Another thing I learned while diagnosing my warping 3D prints was VFAs or Vertical Fine Artifacts. I came across Prusa’s post about this a few weeks ago, but didn’t bother to read it detail. That is until I was diagnosing the warping on my new Core One+. I was printing multiple instances of the same gridfinity box and varying temperature and fan settings to see what could fix the warping. But, then in one set of experiments, I noticed that the box had that charateristic shiny lines that “glide” across the surface as you change your viewing angle. My previous prints didn’t and that started yet another yak shave.
I finally read through the article and learned about the Consistent Surface setting, but more importantly the new BALANCED profile that was introduced to not break backcompat. What’s cool is that they found that the Core One actually had some reasonance that shows up as these artifacts when the printing speed slows down (especially around corners).
It turned out that I had changed profiles from SPEED to STRUCTURAL while running my tests, because I had switch machines that I was running the slicer on. The VFAs were very pronounced on the STRUCTURAL profile.

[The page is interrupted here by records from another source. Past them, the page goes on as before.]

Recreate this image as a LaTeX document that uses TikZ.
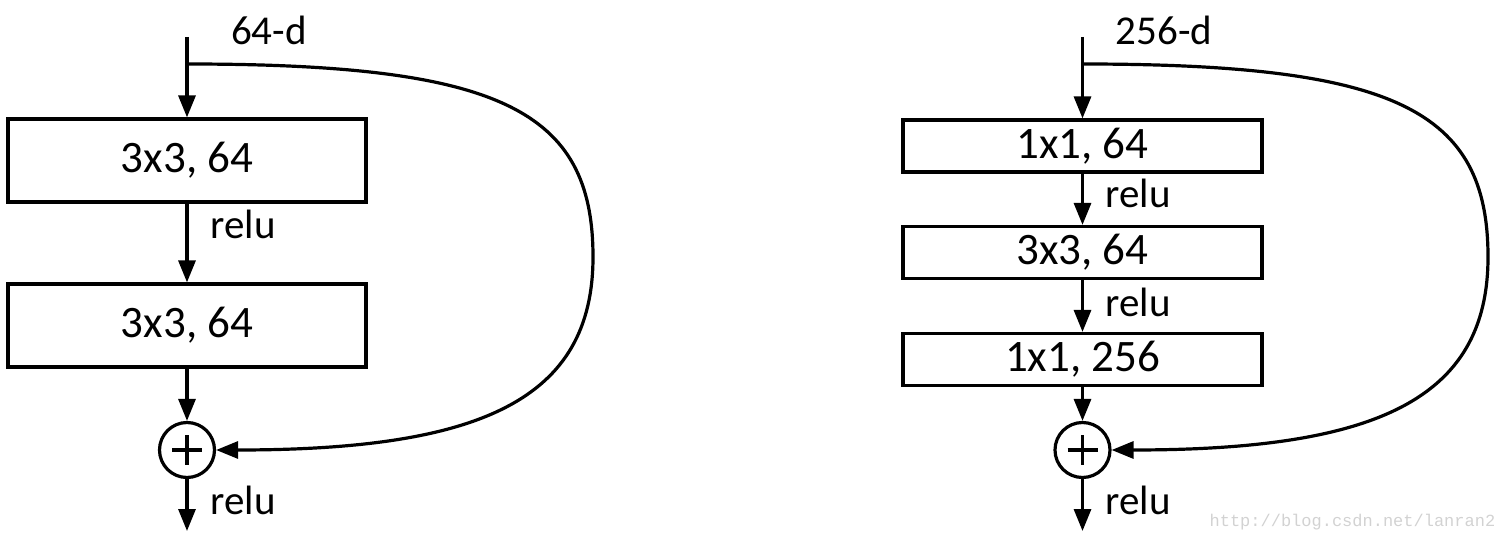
\documentclass[tikz,border=0pt]{standalone}
\usepackage{fontspec}
\setmainfont{Carlito}
\newfontfamily\wmfont{Liberation Mono}
\usetikzlibrary{arrows.meta}
\begin{document}
\begin{tikzpicture}[x=1pt,y=-1pt,line width=3.2pt,
  arr/.style={-{Triangle[length=22pt,width=17pt]}},
  lbox/.style={draw,rectangle,minimum width=358pt,minimum height=83pt,inner sep=0pt,font=\fontsize{45}{48}\selectfont},
  rbox/.style={draw,rectangle,minimum width=359pt,minimum height=52pt,inner sep=0pt,font=\fontsize{45}{48}\selectfont},
  sumnode/.style={draw,circle,minimum size=55pt,inner sep=0pt},
  lbl/.style={inner sep=0pt,font=\fontsize{41}{44}\selectfont},
  wm/.style={inner sep=0pt,text=gray!35,font=\wmfont\fontsize{17}{17}\selectfont}]
\useasboundingbox (0,0) rectangle (1499,545);
% ---------- left block ----------
\coordinate (Lin) at (187,37);
\coordinate (Lsplit) at (187,64);
\node[lbox] (L1) at (187,160.5) {3x3, 64};
\node[lbox] (L2) at (187,325.5) {3x3, 64};
\node[sumnode] (Ls) at (187,450) {};
\coordinate (Lout) at (187,531);
\coordinate (Lfar) at (593,257);
\node[lbl] (Ld) at (269,30) {64-d};
\node[lbl] (Lr1) at (243,224) {relu};
\node[lbl] (Lr2) at (243,500) {relu};
\draw[arr] (Lin) -- (L1);
\draw[arr] (L1) -- (L2);
\draw[arr] (L2) -- (Ls);
\draw[arr] (Ls) -- (Lout);
\draw (Ls.center) ++(-15,0) -- ++(30,0);
\draw (Ls.center) ++(0,-15) -- ++(0,30);
\draw[arr] (Lsplit) .. controls (500,64) and (593,110) .. (Lfar)
  .. controls (593,400) and (480,450) .. (Ls.east);
% ---------- right block ----------
\coordinate (Rin) at (1082.5,37);
\coordinate (Rsplit) at (1082.5,64);
\node[rbox] (R1) at (1082.5,146) {1x1, 64};
\node[rbox] (R2) at (1082.5,252.5) {3x3, 64};
\node[rbox] (R3) at (1082.5,359.5) {1x1, 256};
\node[sumnode] (Rs) at (1082.5,450) {};
\coordinate (Rout) at (1082.5,531);
\coordinate (Rfar) at (1488,257);
\node[lbl] (Rd) at (1164,30) {256-d};
\node[lbl] (Rr1) at (1138,193) {relu};
\node[lbl] (Rr2) at (1138,302) {relu};
\node[lbl] (Rr3) at (1138,500) {relu};
\draw[arr] (Rin) -- (R1);
\draw[arr] (R1) -- (R2);
\draw[arr] (R2) -- (R3);
\draw[arr] (R3) -- (Rs);
\draw[arr] (Rs) -- (Rout);
\draw (Rs.center) ++(-15,0) -- ++(30,0);
\draw (Rs.center) ++(0,-15) -- ++(0,30);
\draw[arr] (Rsplit) .. controls (1395,64) and (1488,110) .. (Rfar)
  .. controls (1488,400) and (1375,450) .. (Rs.east);
% watermark
\node[wm,anchor=west] (W) at (1208,522) {http://blog.csdn.net/lanran2};
\end{tikzpicture}
\end{document}
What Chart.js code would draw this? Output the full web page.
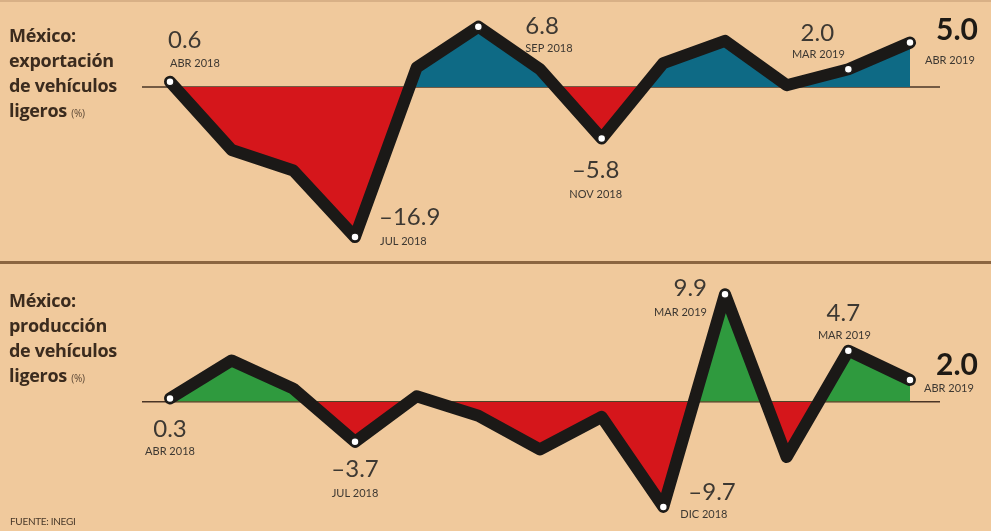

I looked at the slicer result using the Actual Speed View as suggested in the article and it was clear that portions of the print that were faster didn’t suffer from the artifacts. It was kinda wild, for the first time, I had some idea for why the apperance of a print would vary across a single surface.

I then tried the new BALANCED profile and VFAs were mostly eliminated except around the corners when the print head slows down.